Required test patterns:

  1. Value validation: Test against specific known values from sample data
  2. Data availability: Verify data exists for test countries
  3. Format consistency: Ensure data structure matches expectations
  4. Error handling: Test behavior with missing data
def test_sample_data_coverage(readers):
    """Ensure sample data covers required test cases."""

    # Required countries
    required_countries = ["FRA"]  # Minimum requirement
    for country in required_countries:
        assert readers.my_reader.has_data_for_country(country)

    # Required years  
    assert readers.my_reader.has_data_for_year(2014)

    # Data consistency
    data = readers.my_reader.get_data_for_country("FRA", 2014)
    assert len(data) > 0
    assert not data.isna().all()

Comprehensive Testing

Create comprehensive tests for your reader following these patterns. See the Testing Guidelines for detailed information on testing requirements and the sample data structure.

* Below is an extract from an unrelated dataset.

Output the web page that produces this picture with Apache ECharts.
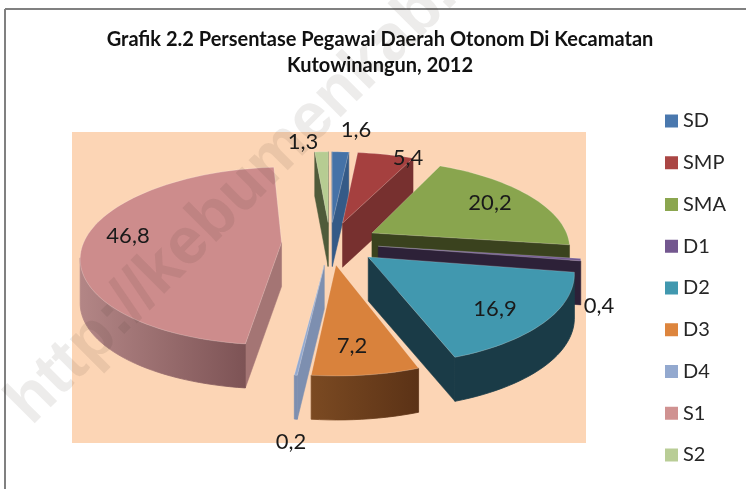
<!DOCTYPE html>
<html>
<head>
<meta charset="utf-8">
<style>html,body{margin:0;padding:0;background:#fff}#c{width:746px;height:489px}</style>
<script src="https://cdn.jsdelivr.net/npm/echarts@6/dist/echarts.min.js"></script>
</head>
<body>
<div id="c"></div>
<script>
// Data
const categories = ['SD','SMP','SMA','D1','D2','D3','D4','S1','S2'];
const values = [1.6,5.4,20.2,0.4,16.9,7.2,0.2,46.8,1.3];
const titleLines = ['Grafik 2.2 Persentase Pegawai Daerah Otonom Di Kecamatan','Kutowinangun, 2012'];

// Styles
const topColors  = ['#4572a7','#a5403f','#89a54e','#71588f','#4198af','#d9823c','#93a9cf','#cd8c8c','#b6cc92'];
const cutColors  = ['#345a87','#77302f','#3a421e','#2d2138','#1a3b47','#6b3f1d','#7d8fb0','#a47574','#4f5b3a'];
const rimFrom    = ['#345a87','#77302f','#3a421e','#2d2138','#1a3b47','#7b4a22','#7d8fb0','#b38686','#4f5b3a'];
const rimTo      = ['#345a87','#77302f','#3a421e','#2d2138','#1a3b47','#5b3216','#7d8fb0','#7d5355','#4f5b3a'];
const legendColors = ['#4a78ae','#aa4644','#8ba64f','#73578f','#4198af','#dd853d','#93a9cf','#d09291','#b9cd96'];
const labelPos = [[356,130],[408,158],[490,203],[599,306],[495,309],[352,346],[291,442],[128,236],[303,142]];
const drawOrder = [1,2,3,4,5,6,7,0,0];  // painter's order (S1, S2 at the back)

// 3D pie projection parameters
const view = {cx:330, cy:243, r:198, q:87, p:0.15, explode:0.245, depth:44};
const project = (a,b) => {
  const s = 1/(1+view.p*b);
  return [view.cx+view.r*a*s, view.cy-view.q*b*s];
};
const rad = d => d*Math.PI/180;
const total = values.reduce((x,y)=>x+y,0);
const starts = []; values.reduce((acc,v,i)=>{starts[i]=acc;return acc+v;},0);

function sliceChildren(i){
  const t0 = starts[i]/total*360, t1 = (starts[i]+values[i])/total*360, mid=(t0+t1)/2;
  const ax = view.explode*Math.sin(rad(mid)), ay = view.explode*Math.cos(rad(mid));
  const apex = project(ax,ay);
  const n = Math.max(2,Math.ceil((t1-t0)/2));
  const rim = [];
  for(let k=0;k<=n;k++){
    const t=t0+(t1-t0)*k/n;
    rim.push(project(ax+Math.sin(rad(t)),ay+Math.cos(rad(t))));
  }
  const down = p => [p[0],p[1]+view.depth];
  const kids = [];
  const quad = (p,q) => kids.push({type:'polygon',shape:{points:[p,q,down(q),down(p)]},
    style:{fill:cutColors[i],stroke:cutColors[i],lineWidth:0.5}});
  if(rim[0][0]<apex[0]) quad(apex,rim[0]);
  if(apex[0]<rim[n][0]) quad(rim[n],apex);
  let run=[];
  const flush=()=>{
    if(run.length>1){
      const pts=run.concat(run.slice().reverse().map(down));
      const grad=()=>new echarts.graphic.LinearGradient(0,0,1,0,[{offset:0,color:rimFrom[i]},{offset:1,color:rimTo[i]}]);
      kids.push({type:'polygon',shape:{points:pts},style:{fill:grad(),stroke:grad(),lineWidth:0.8}});
    }
    run=[];
  };
  for(let k=0;k<n;k++){
    if(rim[k+1][0]<rim[k][0]){ if(!run.length) run.push(rim[k]); run.push(rim[k+1]); }
    else flush();
  }
  flush();
  kids.push({type:'polygon',shape:{points:[apex].concat(rim)},
    style:{fill:topColors[i],stroke:'rgba(255,255,255,0.25)',lineWidth:0.8}});
  kids.push({type:'text',z2:50,style:{text:values[i].toFixed(1).replace('.',','),x:labelPos[i][0],y:labelPos[i][1],
    align:'center',verticalAlign:'middle',fill:'#1a1a1a',font:'22px Lato'}});
  return {type:'group',children:kids};
}

const chart = echarts.init(document.getElementById('c'),null,{renderer:'canvas'});
chart.setOption({
  animation:false,
  backgroundColor:'#fff',
  title:[
    {text:titleLines[0],left:375,top:25,textAlign:'center',textStyle:{fontFamily:'Lato',fontWeight:'bold',fontSize:20,color:'#111'}},
    {text:titleLines[1],left:375,top:51,textAlign:'center',textStyle:{fontFamily:'Lato',fontWeight:'bold',fontSize:20,color:'#111'}}
  ],
  legend:{
    orient:'vertical',left:660,top:106,itemWidth:13,itemHeight:13,itemGap:21.75,
    icon:'rect',data:categories,selectedMode:false,
    textStyle:{fontFamily:'Lato',fontSize:20,color:'#262626'}
  },
  graphic:{elements:[
    {type:'rect',z:0,shape:{x:72,y:132,width:514,height:311},style:{fill:'#fcd5b5'}},
    {type:'line',z:1,shape:{x1:5,y1:9,x2:746,y2:9},style:{stroke:'#808080',lineWidth:2}},
    {type:'line',z:1,shape:{x1:5,y1:9,x2:5,y2:489},style:{stroke:'#808080',lineWidth:2}},
    {type:'text',z:100,x:42,y:437,rotation:Math.PI/4,silent:true,
      style:{text:'http://kebumenkab.bps.go.id',font:'bold 66px "Liberation Sans"',fill:'rgba(60,40,30,0.09)',align:'left',verticalAlign:'bottom'}}
  ]},
  series:categories.map((name,i)=>({
    type:'custom',name,coordinateSystem:'none',z:2+drawOrder[i],
    itemStyle:{color:legendColors[i]},
    data:[values[i]],
    renderItem:()=>sliceChildren(i)
  }))
});
</script>
</body>
</html>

Common Architecture Pitfalls to Avoid

  • Don't put logic in __init__: Use @classmethod constructors instead
  • Don't expose internal data structures: Provide high-level methods instead
  • Don't forget the from_readers pattern: All processing modules must implement this
  • Don't store readers in DataWrapper: Readers are passed through the pipeline, not stored
  • Don't forget data harmonization: Consider how new data relates to existing data

Architecture Summary

The macro_data architecture follows this clear pattern: 1. Readers provide high-level methods to access raw data 2. DataReaders aggregates all readers into a single container 3. Processing modules use from_readers to extract and harmonize data 4. SyntheticCountry orchestrates agent creation through processing modules 5. DataWrapper manages the entire pipeline 6. Configuration classes provide type-safe parameter management

This architecture ensures consistency, maintainability, and proper separation of concerns across the codebase.